What Reclaiming the Hours Means for Growth
If your business recovers 9.6 hours per week per employee, what becomes possible? In a 50-person company, that's 480 hours weekly. If you allocate it back to revenue-generating or strategic work, you increase capacity proportionally. A consulting firm that recovers those hours might take on 20 percent more client work without hiring additional people. A software company might dedicate more time to product development. A professional services firm might invest in business development.
This recovered capacity doesn't require hiring. It doesn't require physical space or equipment. It's pure leverage on your existing workforce. That makes it one of the highest-ROI investments a business can make.
Alternatively, you could reduce headcount proportionally if you're facing margin pressure. A business could maintain the same output with 40 employees instead of 50, reducing salary costs by 10 million pounds or dollars annually (at 50,000 pounds or dollars average salary). Most businesses choose the first path: maintain headcount and grow. But the option to reduce cost is there if needed.
The Adaptation Period
The 9.6 hours won't be reclaimed immediately. Implementing AI automation takes time. People need to learn new tools. Workflows need to be redesigned. The recovery happens gradually over 3 to 6 months. But once the systems are in place and your team is comfortable with them, the capacity increase becomes permanent.

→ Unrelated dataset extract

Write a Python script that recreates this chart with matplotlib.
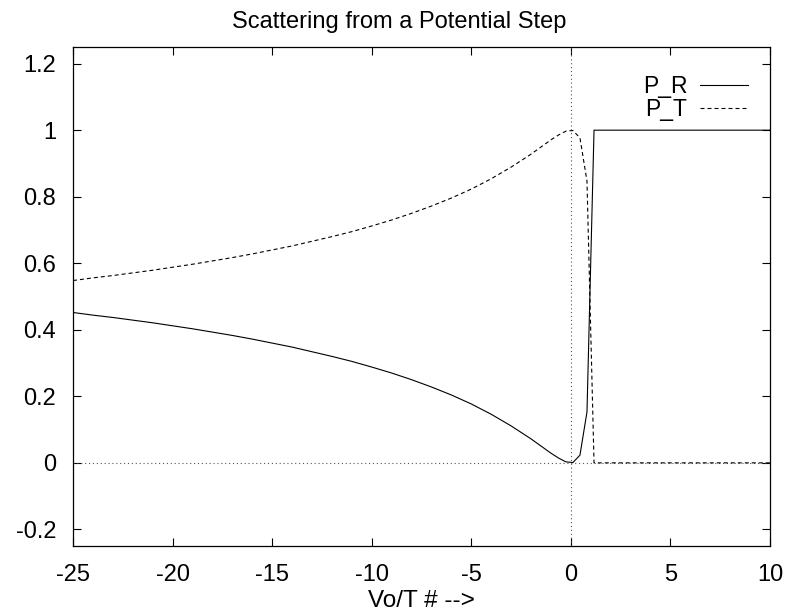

During implementation, expect some team members to resist. They've built habits around the manual processes. They might worry about job security if "AI is doing the work." This is a change management challenge, not a technical one. We've found that reframing the conversation helps: the goal isn't to eliminate jobs. It's to eliminate the parts of jobs that nobody actually wants to do, freeing skilled people for work that's more interesting and valuable to the business.
The Opportunity Cost of Waiting
Every month you delay recovery of the 9.6 hours is another month of lost capacity. A 50-person company waiting three months before implementing loses almost 60,000 pounds or dollars in aggregate capacity that could have been redirected to growth. Waiting six months costs 120,000 pounds or dollars.

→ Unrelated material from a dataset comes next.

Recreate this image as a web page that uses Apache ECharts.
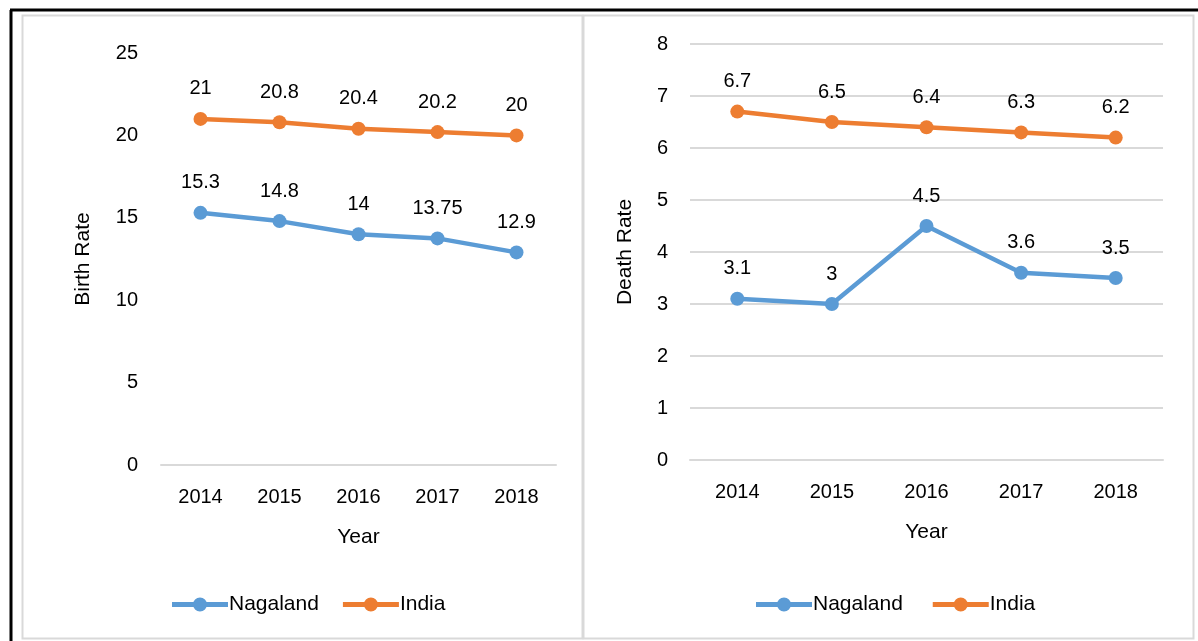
<!DOCTYPE html>
<html>
<head>
<meta charset="utf-8">
<script src="https://cdn.jsdelivr.net/npm/echarts@6/dist/echarts.min.js"></script>
<style>
  html, body { margin: 0; padding: 0; background: #fff; }
  #chart { width: 1198px; height: 641px; }
</style>
</head>
<body>
<div id="chart"></div>
<script>
// years on both x axes
var years = ['2014', '2015', '2016', '2017', '2018'];

// birth rate per 1000
var birthNagaland = [15.3, 14.8, 14, 13.75, 12.9];
var birthIndia = [21, 20.8, 20.4, 20.2, 20];

// death rate per 1000
var deathNagaland = [3.1, 3, 4.5, 3.6, 3.5];
var deathIndia = [6.7, 6.5, 6.4, 6.3, 6.2];

var BLUE = '#5B9BD5';
var ORANGE = '#ED7D31';
var FONT = 'Liberation Sans';
var TXT = '#000';
var FS = 20;

function lineSeries(name, color, data, idx) {
    return {
        name: name,
        type: 'line',
        xAxisIndex: idx,
        yAxisIndex: idx,
        data: data,
        symbol: 'circle',
        symbolSize: 14,
        lineStyle: { width: 4.5, color: color },
        itemStyle: { color: color },
        label: {
            show: true,
            position: 'top',
            distance: 13,
            color: TXT,
            fontFamily: FONT,
            fontSize: FS
        },
        animation: false
    };
}

function xAx(idx) {
    return {
        type: 'category',
        gridIndex: idx,
        data: years,
        boundaryGap: true,
        name: 'Year',
        nameLocation: 'middle',
        nameGap: 62,
        nameTextStyle: { color: TXT, fontFamily: FONT, fontSize: 21 },
        axisLine: { show: true, lineStyle: { color: '#D9D9D9', width: 2 } },
        axisTick: { show: false },
        axisLabel: { color: TXT, fontFamily: FONT, fontSize: FS, margin: 22 }
    };
}

function yAx(idx, max, interval, name, grid, gap) {
    return {
        type: 'value',
        gridIndex: idx,
        min: 0,
        max: max,
        interval: interval,
        name: name,
        nameLocation: 'middle',
        nameGap: gap,
        nameTextStyle: { color: TXT, fontFamily: FONT, fontSize: 21 },
        axisLine: { show: false },
        axisTick: { show: false },
        splitLine: { show: grid, lineStyle: { color: '#D9D9D9', width: 2 } },
        axisLabel: { color: TXT, fontFamily: FONT, fontSize: FS, margin: grid ? 22 : 23 }
    };
}

var legendStyle = {
    icon: 'path://M0,5 L56,5 L56,10 L0,10 Z M28,0.5 A7,7 0 1,1 28,14.5 A7,7 0 1,1 28,0.5 Z',
    itemWidth: 56,
    itemHeight: 15,
    itemGap: 24,
    textStyle: { color: TXT, fontFamily: FONT, fontSize: 21, padding: [0, 0, 0, -4] }
};

var option = {
    backgroundColor: '#fff',
    animation: false,
    graphic: [
        { type: 'rect', shape: { x: 22.5, y: 15.5, width: 560, height: 623 },
          style: { fill: 'none', stroke: '#D9D9D9', lineWidth: 2 } },
        { type: 'rect', shape: { x: 583.5, y: 15.5, width: 610, height: 623 },
          style: { fill: 'none', stroke: '#D9D9D9', lineWidth: 2 } },
        { type: 'line', shape: { x1: 10, y1: 10, x2: 1198, y2: 10 },
          style: { stroke: '#000', lineWidth: 3 } },
        { type: 'line', shape: { x1: 11, y1: 10, x2: 11, y2: 641 },
          style: { stroke: '#000', lineWidth: 3 } }
    ],
    legend: [
        Object.assign({ left: 167, top: 589, data: ['Nagaland', 'India'] }, legendStyle),
        Object.assign({ left: 751, top: 589, data: ['Nagaland ', 'India '] }, legendStyle)
    ],
    grid: [
        { left: 161, right: 642, top: 53, bottom: 176 },
        { left: 690, right: 35, top: 44, bottom: 181 }
    ],
    xAxis: [xAx(0), xAx(1)],
    yAxis: [
        yAx(0, 25, 5, 'Birth Rate', false, 67),
        yAx(1, 8, 1, 'Death Rate', true, 54)
    ],
    series: [
        lineSeries('Nagaland', BLUE, birthNagaland, 0),
        lineSeries('India', ORANGE, birthIndia, 0),
        lineSeries('Nagaland ', BLUE, deathNagaland, 1),
        lineSeries('India ', ORANGE, deathIndia, 1)
    ]
};

var myChart = echarts.init(document.getElementById('chart'), null, { renderer: 'canvas' });
myChart.setOption(option);
</script>
</body>
</html>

More importantly, waiting means competitors who have already implemented AI are growing with the recovered capacity. They're taking on more clients. They're developing new products. They're investing in market share. If you're standing still while they're growing with your employees' freed-up time, you're falling behind.
The 9.6-hour problem isn't a problem that will go away on its own. It will persist until you address it. The businesses that address it first in your industry will gain measurable competitive advantage. That advantage will compound over time. The cost of waiting is the cost of ceding that advantage to competitors who move faster.